**Source data:**
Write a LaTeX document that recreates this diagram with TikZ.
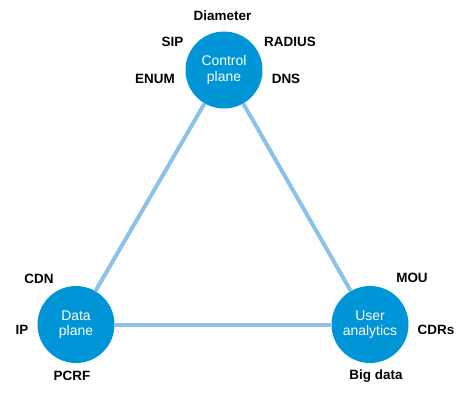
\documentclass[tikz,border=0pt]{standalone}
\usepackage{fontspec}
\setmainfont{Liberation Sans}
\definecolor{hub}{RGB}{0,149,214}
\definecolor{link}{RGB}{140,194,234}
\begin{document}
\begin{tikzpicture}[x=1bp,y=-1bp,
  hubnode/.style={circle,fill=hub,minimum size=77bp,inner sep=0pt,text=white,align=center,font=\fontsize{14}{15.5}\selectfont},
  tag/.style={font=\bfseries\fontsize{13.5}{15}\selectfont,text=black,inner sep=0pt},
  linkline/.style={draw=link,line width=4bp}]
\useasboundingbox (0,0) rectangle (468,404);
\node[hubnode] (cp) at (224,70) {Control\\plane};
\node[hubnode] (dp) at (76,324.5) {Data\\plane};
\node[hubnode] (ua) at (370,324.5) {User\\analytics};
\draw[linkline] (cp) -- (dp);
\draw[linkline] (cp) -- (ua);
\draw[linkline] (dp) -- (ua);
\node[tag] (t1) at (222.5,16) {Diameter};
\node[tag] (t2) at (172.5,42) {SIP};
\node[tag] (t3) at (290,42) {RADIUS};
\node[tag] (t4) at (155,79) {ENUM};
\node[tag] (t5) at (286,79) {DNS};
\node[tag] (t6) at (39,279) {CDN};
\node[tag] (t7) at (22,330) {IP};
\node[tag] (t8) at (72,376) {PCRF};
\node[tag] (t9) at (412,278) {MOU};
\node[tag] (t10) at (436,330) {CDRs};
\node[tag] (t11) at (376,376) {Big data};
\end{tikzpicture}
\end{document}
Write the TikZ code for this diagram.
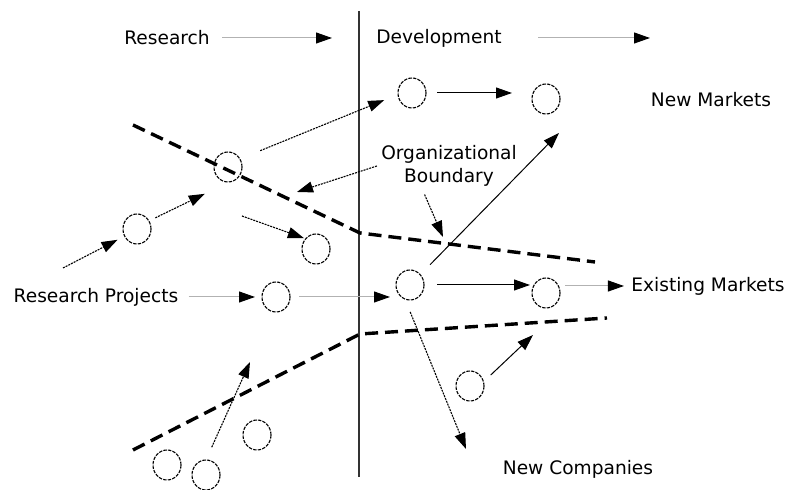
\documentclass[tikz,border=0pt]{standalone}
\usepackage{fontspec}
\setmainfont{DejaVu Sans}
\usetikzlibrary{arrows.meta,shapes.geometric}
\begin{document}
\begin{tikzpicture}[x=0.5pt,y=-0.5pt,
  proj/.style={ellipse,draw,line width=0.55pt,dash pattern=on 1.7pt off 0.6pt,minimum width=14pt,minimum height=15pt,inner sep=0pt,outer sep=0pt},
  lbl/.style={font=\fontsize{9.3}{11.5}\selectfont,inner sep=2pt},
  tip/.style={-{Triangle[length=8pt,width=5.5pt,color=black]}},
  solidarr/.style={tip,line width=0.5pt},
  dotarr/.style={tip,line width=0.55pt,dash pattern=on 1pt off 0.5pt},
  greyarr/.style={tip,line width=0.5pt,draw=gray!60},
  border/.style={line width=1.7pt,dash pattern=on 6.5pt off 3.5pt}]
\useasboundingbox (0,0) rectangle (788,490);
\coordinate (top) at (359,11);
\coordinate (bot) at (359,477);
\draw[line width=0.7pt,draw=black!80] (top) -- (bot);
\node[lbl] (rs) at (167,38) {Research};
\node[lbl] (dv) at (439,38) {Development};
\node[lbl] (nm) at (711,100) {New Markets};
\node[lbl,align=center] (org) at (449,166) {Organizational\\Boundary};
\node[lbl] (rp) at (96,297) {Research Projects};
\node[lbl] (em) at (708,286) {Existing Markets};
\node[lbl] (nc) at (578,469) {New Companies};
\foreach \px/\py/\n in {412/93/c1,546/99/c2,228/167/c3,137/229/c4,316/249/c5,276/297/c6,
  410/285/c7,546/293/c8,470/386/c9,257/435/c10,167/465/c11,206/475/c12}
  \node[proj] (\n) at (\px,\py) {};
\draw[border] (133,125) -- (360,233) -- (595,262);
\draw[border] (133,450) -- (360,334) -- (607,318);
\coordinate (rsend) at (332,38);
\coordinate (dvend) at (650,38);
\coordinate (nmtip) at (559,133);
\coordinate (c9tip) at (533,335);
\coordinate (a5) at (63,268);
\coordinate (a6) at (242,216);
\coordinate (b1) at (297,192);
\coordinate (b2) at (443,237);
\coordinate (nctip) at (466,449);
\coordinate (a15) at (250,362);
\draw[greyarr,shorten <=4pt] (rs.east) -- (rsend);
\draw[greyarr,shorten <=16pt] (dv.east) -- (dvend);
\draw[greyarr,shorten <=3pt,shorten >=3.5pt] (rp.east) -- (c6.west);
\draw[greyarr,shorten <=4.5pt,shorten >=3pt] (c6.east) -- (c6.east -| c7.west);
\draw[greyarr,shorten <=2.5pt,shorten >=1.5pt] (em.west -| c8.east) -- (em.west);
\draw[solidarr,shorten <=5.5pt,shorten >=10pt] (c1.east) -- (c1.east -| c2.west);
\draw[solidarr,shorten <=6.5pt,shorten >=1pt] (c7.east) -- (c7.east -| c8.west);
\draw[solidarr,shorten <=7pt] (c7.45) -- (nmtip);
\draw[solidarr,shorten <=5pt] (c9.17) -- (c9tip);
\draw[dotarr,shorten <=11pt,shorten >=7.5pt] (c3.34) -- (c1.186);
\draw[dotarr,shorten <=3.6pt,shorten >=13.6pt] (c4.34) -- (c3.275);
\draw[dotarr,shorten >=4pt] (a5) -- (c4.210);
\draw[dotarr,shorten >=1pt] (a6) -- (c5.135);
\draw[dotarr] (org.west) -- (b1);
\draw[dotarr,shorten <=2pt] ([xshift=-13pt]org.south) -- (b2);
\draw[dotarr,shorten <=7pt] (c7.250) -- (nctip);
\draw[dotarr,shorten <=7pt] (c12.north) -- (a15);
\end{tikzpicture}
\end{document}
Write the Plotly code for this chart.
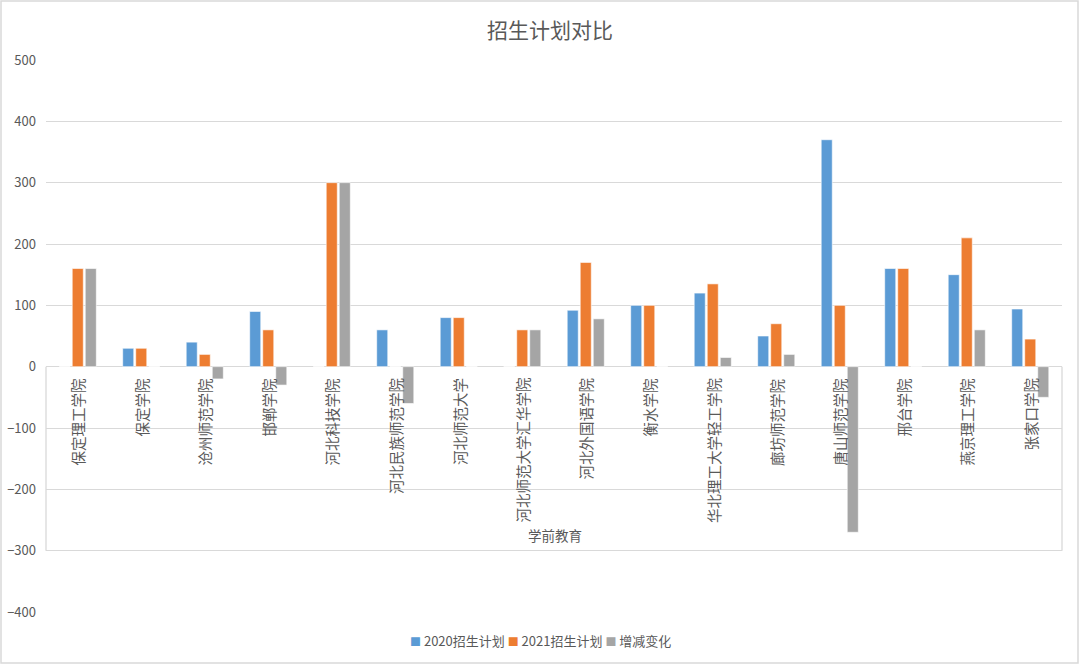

**Do this:**
Copy every record above exactly, leaving out any pictures.

**Response to the task:**
Write a LaTeX document that recreates this diagram with TikZ.
\documentclass[tikz,border=0pt]{standalone}
\usepackage{fontspec}
\setmainfont{Liberation Sans}
\definecolor{hub}{RGB}{0,149,214}
\definecolor{link}{RGB}{140,194,234}
\begin{document}
\begin{tikzpicture}[x=1bp,y=-1bp,
  hubnode/.style={circle,fill=hub,minimum size=77bp,inner sep=0pt,text=white,align=center,font=\fontsize{14}{15.5}\selectfont},
  tag/.style={font=\bfseries\fontsize{13.5}{15}\selectfont,text=black,inner sep=0pt},
  linkline/.style={draw=link,line width=4bp}]
\useasboundingbox (0,0) rectangle (468,404);
\node[hubnode] (cp) at (224,70) {Control\\plane};
\node[hubnode] (dp) at (76,324.5) {Data\\plane};
\node[hubnode] (ua) at (370,324.5) {User\\analytics};
\draw[linkline] (cp) -- (dp);
\draw[linkline] (cp) -- (ua);
\draw[linkline] (dp) -- (ua);
\node[tag] (t1) at (222.5,16) {Diameter};
\node[tag] (t2) at (172.5,42) {SIP};
\node[tag] (t3) at (290,42) {RADIUS};
\node[tag] (t4) at (155,79) {ENUM};
\node[tag] (t5) at (286,79) {DNS};
\node[tag] (t6) at (39,279) {CDN};
\node[tag] (t7) at (22,330) {IP};
\node[tag] (t8) at (72,376) {PCRF};
\node[tag] (t9) at (412,278) {MOU};
\node[tag] (t10) at (436,330) {CDRs};
\node[tag] (t11) at (376,376) {Big data};
\end{tikzpicture}
\end{document}
Write the TikZ code for this diagram.
\documentclass[tikz,border=0pt]{standalone}
\usepackage{fontspec}
\setmainfont{DejaVu Sans}
\usetikzlibrary{arrows.meta,shapes.geometric}
\begin{document}
\begin{tikzpicture}[x=0.5pt,y=-0.5pt,
  proj/.style={ellipse,draw,line width=0.55pt,dash pattern=on 1.7pt off 0.6pt,minimum width=14pt,minimum height=15pt,inner sep=0pt,outer sep=0pt},
  lbl/.style={font=\fontsize{9.3}{11.5}\selectfont,inner sep=2pt},
  tip/.style={-{Triangle[length=8pt,width=5.5pt,color=black]}},
  solidarr/.style={tip,line width=0.5pt},
  dotarr/.style={tip,line width=0.55pt,dash pattern=on 1pt off 0.5pt},
  greyarr/.style={tip,line width=0.5pt,draw=gray!60},
  border/.style={line width=1.7pt,dash pattern=on 6.5pt off 3.5pt}]
\useasboundingbox (0,0) rectangle (788,490);
\coordinate (top) at (359,11);
\coordinate (bot) at (359,477);
\draw[line width=0.7pt,draw=black!80] (top) -- (bot);
\node[lbl] (rs) at (167,38) {Research};
\node[lbl] (dv) at (439,38) {Development};
\node[lbl] (nm) at (711,100) {New Markets};
\node[lbl,align=center] (org) at (449,166) {Organizational\\Boundary};
\node[lbl] (rp) at (96,297) {Research Projects};
\node[lbl] (em) at (708,286) {Existing Markets};
\node[lbl] (nc) at (578,469) {New Companies};
\foreach \px/\py/\n in {412/93/c1,546/99/c2,228/167/c3,137/229/c4,316/249/c5,276/297/c6,
  410/285/c7,546/293/c8,470/386/c9,257/435/c10,167/465/c11,206/475/c12}
  \node[proj] (\n) at (\px,\py) {};
\draw[border] (133,125) -- (360,233) -- (595,262);
\draw[border] (133,450) -- (360,334) -- (607,318);
\coordinate (rsend) at (332,38);
\coordinate (dvend) at (650,38);
\coordinate (nmtip) at (559,133);
\coordinate (c9tip) at (533,335);
\coordinate (a5) at (63,268);
\coordinate (a6) at (242,216);
\coordinate (b1) at (297,192);
\coordinate (b2) at (443,237);
\coordinate (nctip) at (466,449);
\coordinate (a15) at (250,362);
\draw[greyarr,shorten <=4pt] (rs.east) -- (rsend);
\draw[greyarr,shorten <=16pt] (dv.east) -- (dvend);
\draw[greyarr,shorten <=3pt,shorten >=3.5pt] (rp.east) -- (c6.west);
\draw[greyarr,shorten <=4.5pt,shorten >=3pt] (c6.east) -- (c6.east -| c7.west);
\draw[greyarr,shorten <=2.5pt,shorten >=1.5pt] (em.west -| c8.east) -- (em.west);
\draw[solidarr,shorten <=5.5pt,shorten >=10pt] (c1.east) -- (c1.east -| c2.west);
\draw[solidarr,shorten <=6.5pt,shorten >=1pt] (c7.east) -- (c7.east -| c8.west);
\draw[solidarr,shorten <=7pt] (c7.45) -- (nmtip);
\draw[solidarr,shorten <=5pt] (c9.17) -- (c9tip);
\draw[dotarr,shorten <=11pt,shorten >=7.5pt] (c3.34) -- (c1.186);
\draw[dotarr,shorten <=3.6pt,shorten >=13.6pt] (c4.34) -- (c3.275);
\draw[dotarr,shorten >=4pt] (a5) -- (c4.210);
\draw[dotarr,shorten >=1pt] (a6) -- (c5.135);
\draw[dotarr] (org.west) -- (b1);
\draw[dotarr,shorten <=2pt] ([xshift=-13pt]org.south) -- (b2);
\draw[dotarr,shorten <=7pt] (c7.250) -- (nctip);
\draw[dotarr,shorten <=7pt] (c12.north) -- (a15);
\end{tikzpicture}
\end{document}
Write the Plotly code for this chart.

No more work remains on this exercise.